House passes scale-back of Obama-era menu calorie count rules

Story highlights

  • Current compliance deadline is May 7 for rule set in 2012
  • Expert: "Without this information, consumers underestimate calories in food"

(CNN)The way restaurants and other food establishments in the United States label calorie counts on their menus could look different starting this spring, and while some politicians and industry groups are applauding this potential change, some public health experts are raising concerns.

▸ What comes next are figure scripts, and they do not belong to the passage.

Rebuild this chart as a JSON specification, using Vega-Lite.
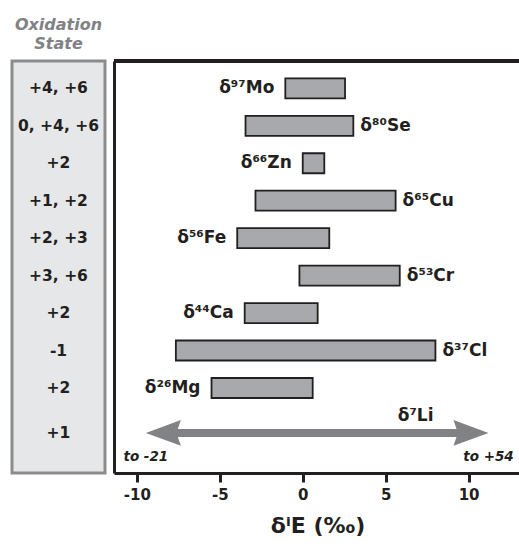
{
  "$schema": "https://vega.github.io/schema/vega-lite/v6.json",
  "padding": {"left": 10, "top": 15, "right": 0, "bottom": 0},
  "background": "white",
  "config": {"font": "DejaVu Sans", "view": {"stroke": null}},
  "datasets": {
    "isotopes": [
      {"isotope": "δ⁹⁷Mo", "ox": "+4, +6", "row": 0, "min": -1.05, "max": 2.55, "labelSide": "left", "kind": "bar"},
      {"isotope": "δ⁸⁰Se", "ox": "0, +4, +6", "row": 1, "min": -3.45, "max": 3.05, "labelSide": "right", "kind": "bar"},
      {"isotope": "δ⁶⁶Zn", "ox": "+2", "row": 2, "min": 0.0, "max": 1.3, "labelSide": "left", "kind": "bar"},
      {"isotope": "δ⁶⁵Cu", "ox": "+1, +2", "row": 3, "min": -2.85, "max": 5.6, "labelSide": "right", "kind": "bar"},
      {"isotope": "δ⁵⁶Fe", "ox": "+2, +3", "row": 4, "min": -3.95, "max": 1.6, "labelSide": "left", "kind": "bar"},
      {"isotope": "δ⁵³Cr", "ox": "+3, +6", "row": 5, "min": -0.2, "max": 5.85, "labelSide": "right", "kind": "bar"},
      {"isotope": "δ⁴⁴Ca", "ox": "+2", "row": 6, "min": -3.5, "max": 0.9, "labelSide": "left", "kind": "bar"},
      {"isotope": "δ³⁷Cl", "ox": "-1", "row": 7, "min": -7.65, "max": 8.0, "labelSide": "right", "kind": "bar"},
      {"isotope": "δ²⁶Mg", "ox": "+2", "row": 8, "min": -5.5, "max": 0.6, "labelSide": "left", "kind": "bar"},
      {"isotope": "δ⁷Li", "ox": "+1", "row": 9.2, "min": -9.46, "max": 11.2, "labelSide": "above", "kind": "arrow", "fromLabel": "to -21", "toLabel": "to +54"}
    ]
  },
  "data": {"name": "isotopes"},
  "bounds": "flush",
  "spacing": 9,
  "hconcat": [
    {
      "width": 93,
      "height": 412,
      "view": {"fill": "#e6e7e8", "stroke": "#8a8c8e", "strokeWidth": 3},
      "title": {
        "text": ["Oxidation", "State"],
        "font": "DejaVu Sans",
        "fontSize": 16,
        "fontStyle": "italic",
        "fontWeight": "bold",
        "color": "#808285",
        "anchor": "middle",
        "lineHeight": 19,
        "offset": 9
      },
      "mark": {"type": "text", "font": "DejaVu Sans", "fontWeight": "bold", "fontSize": 15.5, "color": "#231f20", "baseline": "middle"},
      "encoding": {
        "x": {"datum": 0.5, "type": "quantitative", "scale": {"domain": [0, 1]}, "axis": null},
        "y": {"field": "row", "type": "quantitative", "scale": {"domain": [-0.73, 10.27], "reverse": true, "nice": false, "zero": false, "padding": 0}, "axis": null},
        "text": {"field": "ox"}
      }
    },
    {
      "width": 407,
      "height": 412,
      "view": {"stroke": null},
      "encoding": {
        "y": {
          "field": "row", "type": "quantitative",
          "scale": {"domain": [-0.73, 10.27], "reverse": true, "nice": false, "zero": false, "padding": 0},
          "axis": {"domain": true, "domainColor": "#231f20", "domainWidth": 3, "ticks": false, "labels": false, "grid": false, "title": null}
        }
      },
      "layer": [
        {
          "mark": {"type": "rule", "strokeWidth": 3, "color": "#231f20"},
          "encoding": {"y": {"datum": -0.73}}
        },
        {
          "transform": [{"filter": "datum.kind == 'bar'"}],
          "mark": {"type": "bar", "size": 20, "fill": "#a7a9ac", "stroke": "#231f20", "strokeWidth": 1.8},
          "encoding": {
            "x": {
              "field": "min", "type": "quantitative",
              "scale": {"domain": [-11.38, 13.16], "nice": false, "zero": false, "padding": 0},
              "axis": {
                "values": [-10, -5, 0, 5, 10],
                "labelExpr": "datum.value",
                "domain": true, "domainColor": "#231f20", "domainWidth": 3,
                "ticks": true, "tickColor": "#231f20", "tickWidth": 3, "tickSize": 9,
                "labelFont": "DejaVu Sans", "labelFontWeight": "bold", "labelFontSize": 15, "labelColor": "#231f20", "labelPadding": 5,
                "grid": false,
                "title": "δⁱE (‰)", "titleFont": "DejaVu Sans", "titleFontWeight": "bold", "titleFontSize": 22, "titleColor": "#231f20", "titlePadding": 13
              }
            },
            "x2": {"field": "max"}
          }
        },
        {
          "transform": [{"filter": "datum.labelSide == 'left'"}],
          "mark": {"type": "text", "align": "right", "baseline": "middle", "dx": -11, "fontSize": 17, "fontWeight": "bold", "color": "#231f20"},
          "encoding": {"x": {"field": "min", "type": "quantitative"}, "text": {"field": "isotope"}}
        },
        {
          "transform": [{"filter": "datum.labelSide == 'right'"}],
          "mark": {"type": "text", "align": "left", "baseline": "middle", "dx": 7, "fontSize": 17, "fontWeight": "bold", "color": "#231f20"},
          "encoding": {"x": {"field": "max", "type": "quantitative"}, "text": {"field": "isotope"}}
        },
        {
          "transform": [{"filter": "datum.kind == 'arrow'"}],
          "mark": {"type": "rule", "strokeWidth": 8, "color": "#808285", "xOffset": 25, "x2Offset": -25},
          "encoding": {"x": {"field": "min", "type": "quantitative"}, "x2": {"field": "max"}}
        },
        {
          "transform": [{"filter": "datum.kind == 'arrow'"}],
          "mark": {"type": "point", "filled": true, "opacity": 1, "color": "#808285", "size": 1225, "shape": "M 0 0 L 2 -0.74 L 1.75 0 L 2 0.74 Z", "strokeWidth": 0},
          "encoding": {"x": {"field": "min", "type": "quantitative"}}
        },
        {
          "transform": [{"filter": "datum.kind == 'arrow'"}],
          "mark": {"type": "point", "filled": true, "opacity": 1, "color": "#808285", "size": 1225, "shape": "M 0 0 L -2 -0.74 L -1.75 0 L -2 0.74 Z", "strokeWidth": 0},
          "encoding": {"x": {"field": "max", "type": "quantitative"}}
        },
        {
          "transform": [{"filter": "datum.kind == 'arrow'"}],
          "mark": {"type": "text", "align": "right", "baseline": "middle", "dx": -55, "dy": -17, "fontSize": 17, "fontWeight": "bold", "color": "#231f20"},
          "encoding": {"x": {"field": "max", "type": "quantitative"}, "text": {"field": "isotope"}}
        },
        {
          "transform": [{"filter": "datum.kind == 'arrow'"}],
          "mark": {"type": "text", "align": "center", "baseline": "middle", "dy": 24, "fontSize": 13.5, "fontWeight": "bold", "fontStyle": "italic", "color": "#231f20"},
          "encoding": {"x": {"field": "min", "type": "quantitative"}, "text": {"field": "fromLabel"}}
        },
        {
          "transform": [{"filter": "datum.kind == 'arrow'"}],
          "mark": {"type": "text", "align": "center", "baseline": "middle", "dy": 24, "fontSize": 13.5, "fontWeight": "bold", "fontStyle": "italic", "color": "#231f20"},
          "encoding": {"x": {"field": "max", "type": "quantitative"}, "text": {"field": "toLabel"}}
        }
      ]
    }
  ]
}
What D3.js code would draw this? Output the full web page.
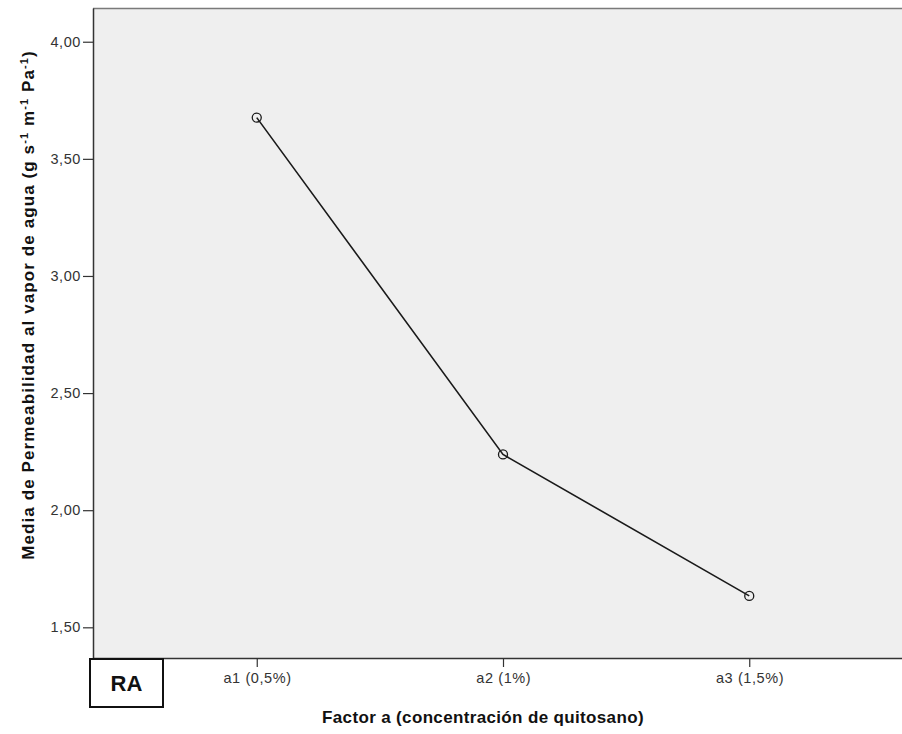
<!DOCTYPE html>
<html>
<head>
<meta charset="utf-8">
<script src="https://cdn.jsdelivr.net/npm/d3@7"></script>
<style>
  html, body { margin: 0; padding: 0; background: #fff; }
  svg { display: block; font-family: "Liberation Sans", Arial, sans-serif; }
</style>
</head>
<body>
<svg id="chart" width="902" height="734"></svg>
<script>
// Mean water vapour permeability by chitosan concentration
const categories = ["a1 (0,5%)", "a2 (1%)", "a3 (1,5%)"];
const means = [3.676, 2.238, 1.634];
const yTicks = [1.5, 2.0, 2.5, 3.0, 3.5, 4.0];
const yDomain = [1.369, 4.144];

const svg = d3.select("#chart");
const plot = { left: 93, right: 913, top: 8, bottom: 658 };
const tickFont = "Liberation Sans, Arial, sans-serif";

const x = d3.scalePoint()
  .domain(categories)
  .range([plot.left, plot.right])
  .padding(0.665);

const y = d3.scaleLinear()
  .domain(yDomain)
  .range([plot.bottom, plot.top]);

// plot background
svg.append("rect")
  .attr("x", plot.left).attr("y", plot.top)
  .attr("width", plot.right - plot.left)
  .attr("height", plot.bottom - plot.top)
  .attr("fill", "#efefef");

// top frame line
svg.append("line")
  .attr("x1", plot.left).attr("x2", plot.right)
  .attr("y1", plot.top + 0.5).attr("y2", plot.top + 0.5)
  .attr("stroke", "#7a7a7a").attr("stroke-width", 1.5);

const fmt = d => d.toFixed(2).replace(".", ",");

// y axis
const yAxis = svg.append("g")
  .attr("transform", `translate(${plot.left},0)`)
  .call(d3.axisLeft(y).tickValues(yTicks).tickFormat(fmt).tickSize(10).tickPadding(2).tickSizeOuter(0));
yAxis.attr("font-family", tickFont);
yAxis.select(".domain").attr("stroke", "#333").attr("stroke-width", 1.5);
yAxis.selectAll(".tick line").attr("stroke", "#333").attr("stroke-width", 1.2);
yAxis.selectAll(".tick text")
  .attr("fill", "#333").attr("font-size", 14.5).attr("letter-spacing", 0.6);

// x axis
const xAxis = svg.append("g")
  .attr("transform", `translate(0,${plot.bottom})`)
  .call(d3.axisBottom(x).tickSize(9).tickPadding(6).tickSizeOuter(0));
xAxis.attr("font-family", tickFont);
xAxis.select(".domain").attr("stroke", "#333").attr("stroke-width", 1.5);
xAxis.selectAll(".tick line").attr("stroke", "#333").attr("stroke-width", 1.2);
xAxis.selectAll(".tick text")
  .attr("fill", "#333").attr("font-size", 14.5).attr("letter-spacing", 0.6)
  .attr("dx", 0.3);

// mean line and markers
const line = d3.line()
  .x((d, i) => x(categories[i]))
  .y(d => y(d));

svg.append("path")
  .datum(means)
  .attr("d", line)
  .attr("fill", "none")
  .attr("stroke", "#1a1a1a")
  .attr("stroke-width", 1.6);

svg.selectAll("circle.pt")
  .data(means)
  .join("circle")
  .attr("class", "pt")
  .attr("cx", (d, i) => x(categories[i]))
  .attr("cy", d => y(d))
  .attr("r", 4.5)
  .attr("fill", "none")
  .attr("stroke", "#1a1a1a")
  .attr("stroke-width", 1.3);

// axis titles
svg.append("text")
  .attr("x", 483).attr("y", 723)
  .attr("text-anchor", "middle")
  .attr("font-size", 17).attr("font-weight", "bold").attr("fill", "#111")
  .attr("letter-spacing", 0.35)
  .text("Factor a (concentración de quitosano)");

const yt = svg.append("text")
  .attr("transform", "translate(34,305) rotate(-90)")
  .attr("text-anchor", "middle")
  .attr("font-size", 17).attr("font-weight", "bold").attr("fill", "#111")
  .attr("letter-spacing", 1.1);
const parts = [
  ["Media de Permeabilidad al vapor de agua (g s", false],
  ["-1", true], [" m", false], ["-1", true], [" Pa", false], ["-1", true], [")", false]
];
parts.forEach(([t, sup]) => {
  yt.append("tspan")
    .attr("font-size", sup ? 11 : 17)
    .attr("baseline-shift", sup ? "super" : null)
    .text(t);
});

// panel tag
const tag = svg.append("g");
tag.append("rect")
  .attr("x", 90).attr("y", 659).attr("width", 73).attr("height", 48)
  .attr("fill", "#fff").attr("stroke", "#111").attr("stroke-width", 2);
tag.append("text")
  .attr("x", 126.5).attr("y", 691)
  .attr("text-anchor", "middle")
  .attr("font-size", 22).attr("font-weight", "bold").attr("fill", "#111")
  .text("RA");
</script>
</body>
</html>
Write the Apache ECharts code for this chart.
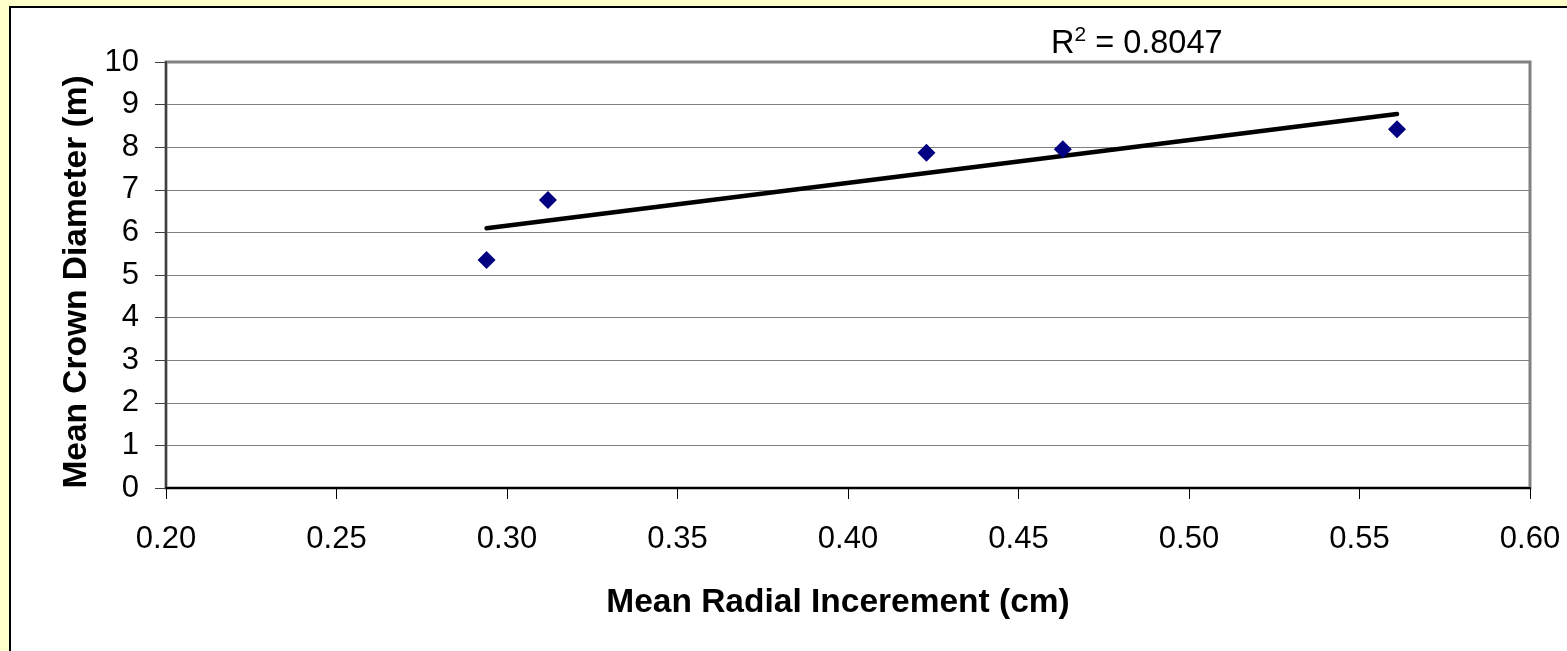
<!DOCTYPE html>
<html>
<head>
<meta charset="utf-8">
<style>
  html, body { margin: 0; padding: 0; background: #FFFFCC; }
  #chart { width: 1567px; height: 651px; }
</style>
<script src="https://cdn.jsdelivr.net/npm/echarts@6/dist/echarts.min.js"></script>
</head>
<body>
<div id="chart"></div>
<script>
// Mean radial increment (cm) vs. mean crown diameter (m)
const radialIncrement = [0.294, 0.312, 0.423, 0.463, 0.561];
const crownDiameter   = [5.35, 6.76, 7.87, 7.95, 8.42];
const rSquaredLabel = '0.8047';
const xTitle = 'Mean Radial Incerement (cm)';
const yTitle = 'Mean Crown Diameter (m)';

// Least-squares linear fit across the observed x range
function linearFit(xs, ys) {
  const n = xs.length;
  const mx = xs.reduce((a, b) => a + b, 0) / n;
  const my = ys.reduce((a, b) => a + b, 0) / n;
  let sxy = 0, sxx = 0;
  for (let i = 0; i < n; i++) {
    sxy += (xs[i] - mx) * (ys[i] - my);
    sxx += (xs[i] - mx) * (xs[i] - mx);
  }
  const slope = sxy / sxx;
  const intercept = my - slope * mx;
  return x => intercept + slope * x;
}
const fit = linearFit(radialIncrement, crownDiameter);
const xMin = Math.min(...radialIncrement);
const xMax = Math.max(...radialIncrement);
const trend = [[xMin, fit(xMin)], [xMax, fit(xMax)]];

const chart = echarts.init(document.getElementById('chart'), null, { renderer: 'canvas' });
const font = '"Liberation Sans", Arial, sans-serif';

chart.setOption({
  backgroundColor: '#FFFFCC',
  animation: false,
  textStyle: { fontFamily: font },
  graphic: [
    {
      type: 'rect',
      z: -10,
      shape: { x: 10, y: 7, width: 1700, height: 800 },
      style: { fill: '#FFFFFF', stroke: '#000000', lineWidth: 2 }
    },
    {
      type: 'text',
      left: 1051,
      top: 25,
      style: {
        text: '{a|R}{s|2}{a| = ' + rSquaredLabel + '}',
        rich: {
          a: { fontSize: 32.5, fontFamily: font, fill: '#000', verticalAlign: 'bottom', lineHeight: 36 },
          s: { fontSize: 21, fontFamily: font, fill: '#000', verticalAlign: 'top', lineHeight: 36, padding: [0, 0, 14, 0] }
        }
      }
    }
  ],
  grid: {
    left: 166, right: 37, top: 62, bottom: 163,
    show: true,
    backgroundColor: '#FFFFFF',
    borderColor: '#808080',
    borderWidth: 3
  },
  xAxis: {
    type: 'value',
    min: 0.2, max: 0.6, interval: 0.05,
    name: xTitle,
    nameLocation: 'middle',
    nameGap: 98,
    nameTextStyle: { fontSize: 33.5, fontWeight: 'bold', color: '#000', fontFamily: font, padding: [0, 20, 0, 0] },
    axisLine: { show: true, onZero: false, lineStyle: { color: '#000', width: 2 } },
    axisTick: { show: true, inside: false, length: 11, lineStyle: { color: '#000', width: 1 } },
    axisLabel: { fontSize: 31, color: '#000', margin: 36, fontFamily: font, formatter: v => v.toFixed(2) },
    splitLine: { show: false }
  },
  yAxis: {
    type: 'value',
    min: 0, max: 10, interval: 1,
    name: yTitle,
    nameLocation: 'middle',
    nameGap: 70,
    nameTextStyle: { fontSize: 33.5, fontWeight: 'bold', color: '#000', fontFamily: font, padding: [0, 14, 0, 0] },
    axisLine: { show: true, onZero: false, lineStyle: { color: '#404040', width: 2 } },
    axisTick: { show: true, inside: false, length: 11, lineStyle: { color: '#404040', width: 1 } },
    axisLabel: { fontSize: 31, color: '#000', margin: 27, fontFamily: font },
    splitLine: { show: true, lineStyle: { color: '#808080', width: 1 } }
  },
  series: [
    {
      name: 'Trend',
      type: 'line',
      data: trend,
      symbol: 'none',
      lineStyle: { color: '#000', width: 4.5, cap: 'round' },
      z: 2
    },
    {
      name: 'Observed',
      type: 'scatter',
      data: radialIncrement.map((x, i) => [x, crownDiameter[i]]),
      symbol: 'diamond',
      symbolSize: [18, 18],
      itemStyle: { color: '#000080', opacity: 1 },
      z: 3
    }
  ]
});
</script>
</body>
</html>
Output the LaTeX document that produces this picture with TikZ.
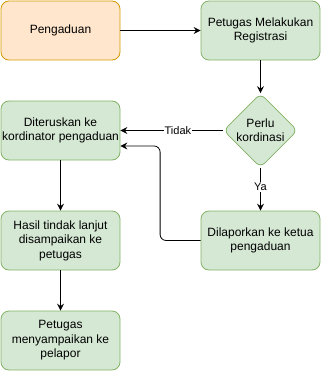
\documentclass[tikz,border=0pt]{standalone}
\usepackage{fontspec}
\setmainfont{Liberation Sans}
\usetikzlibrary{shapes.geometric,arrows.meta,calc}
\definecolor{orfill}{HTML}{FFE6CC}
\definecolor{orline}{HTML}{D79B00}
\definecolor{grfill}{HTML}{D5E8D4}
\definecolor{grline}{HTML}{82B366}
\begin{document}
\begin{tikzpicture}[x=1pt,y=-1pt,
  box/.style={draw=grline,fill=grfill,rounded corners=8pt,minimum width=119pt,minimum height=59pt,inner sep=0pt,align=center,font=\fontsize{12}{14.4}\selectfont,line width=0.8pt},
  obox/.style={box,draw=orline,fill=orfill},
  dec/.style={diamond,draw=grline,fill=grfill,rounded corners=6pt,minimum width=74pt,minimum height=74pt,inner sep=0pt,align=center,font=\fontsize{12}{14.4}\selectfont,line width=0.8pt},
  conn/.style={draw=black,line width=0.8pt,-{Stealth[length=7pt,width=7pt,inset=2.5pt]}},
  lbl/.style={fill=white,inner sep=1pt,font=\fontsize{11}{13}\selectfont}]
\useasboundingbox (0,0) rectangle (322,372);
\node[obox] (p) at (60.5,30.5) {Pengaduan};
\node[box] (reg) at (260.5,30.5) {Petugas Melakukan\\Registrasi};
\node[dec] (dia) at (260.5,130.5) {Perlu\\kordinasi};
\node[box] (dit) at (60.5,130.5) {Diteruskan ke\\kordinator pengaduan};
\node[box] (dil) at (260.5,240.5) {Dilaporkan ke ketua\\pengaduan};
\node[box] (has) at (60.5,240.5) {Hasil tindak lanjut\\disampaikan ke\\petugas};
\node[box] (pm) at (60.5,340.5) {Petugas\\menyampaikan ke\\pelapor};
\draw[conn] (p.east) -- (reg.west);
\draw[conn] (reg.south) -- (dia.north);
\draw[conn] (dia.west) -- node[lbl,pos=0.44]{Tidak} (dit.east);
\draw[conn] (dia.south) -- node[lbl,pos=0.45]{Ya} (dil.north);
\draw[conn,rounded corners=6pt] (dil.west) -- ++(-40.5,0) |- ([yshift=-15.5pt]dit.east);
\draw[conn] (dit.south) -- (has.north);
\draw[conn] (has.south) -- (pm.north);
\end{tikzpicture}
\end{document}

Currently, under the Affordable Care Act, food establishments have until May 7 to comply with requirements to add calorie information labels to the food items they serve and offer, according to the US Food and Drug Administration.
Those requirements apply to chain restaurants or food establishments that have 20 or more locations and vending machine operators who own or operate 20 or more machines.
    On Tuesday, the House passed legislation that would amend exactly how those restaurants and retail food businesses are to provide the calorie count information to their customers.
    Instead of listing the total calories contained in a menu item when it is offered for sale, such as a shared appetizer, businesses would be allowed to provide just the calories per serving in that "multiserving" menu item, without disclosing total calories.
    The legislation would also allow certain businesses, such as carry-out restaurants whose majority of customers order meals off-premises, to post such information on the internet as the sole method of disclosure instead of on the premises of the business.
    If a restaurant or food establishment violates any part of the legislation, the bill would allow 90 days for the business to correct the violation.
    Rep. Cathy McMorris Rodgers introduced the legislation, called the Common Sense Nutrition Disclosure Act.
    "This bill, at its very core, is about flexibility. Flexibility for businesses to meet the requirements of the rule and present this calorie information in a way that makes sense for them and their customers," the Republican who represents eastern Washington said on the House floor Tuesday.
    "This legislation provides flexibility in how restaurants provide the nutritional information. It makes it easier for customers to actually see and understand the information because it's displayed where customers actually place orders, including by phone, online or through mobile apps," she said. "By bringing this rule into the 21st century, customers can trust that they're getting reliable information in a way that is easy to access and is customer-user friendly."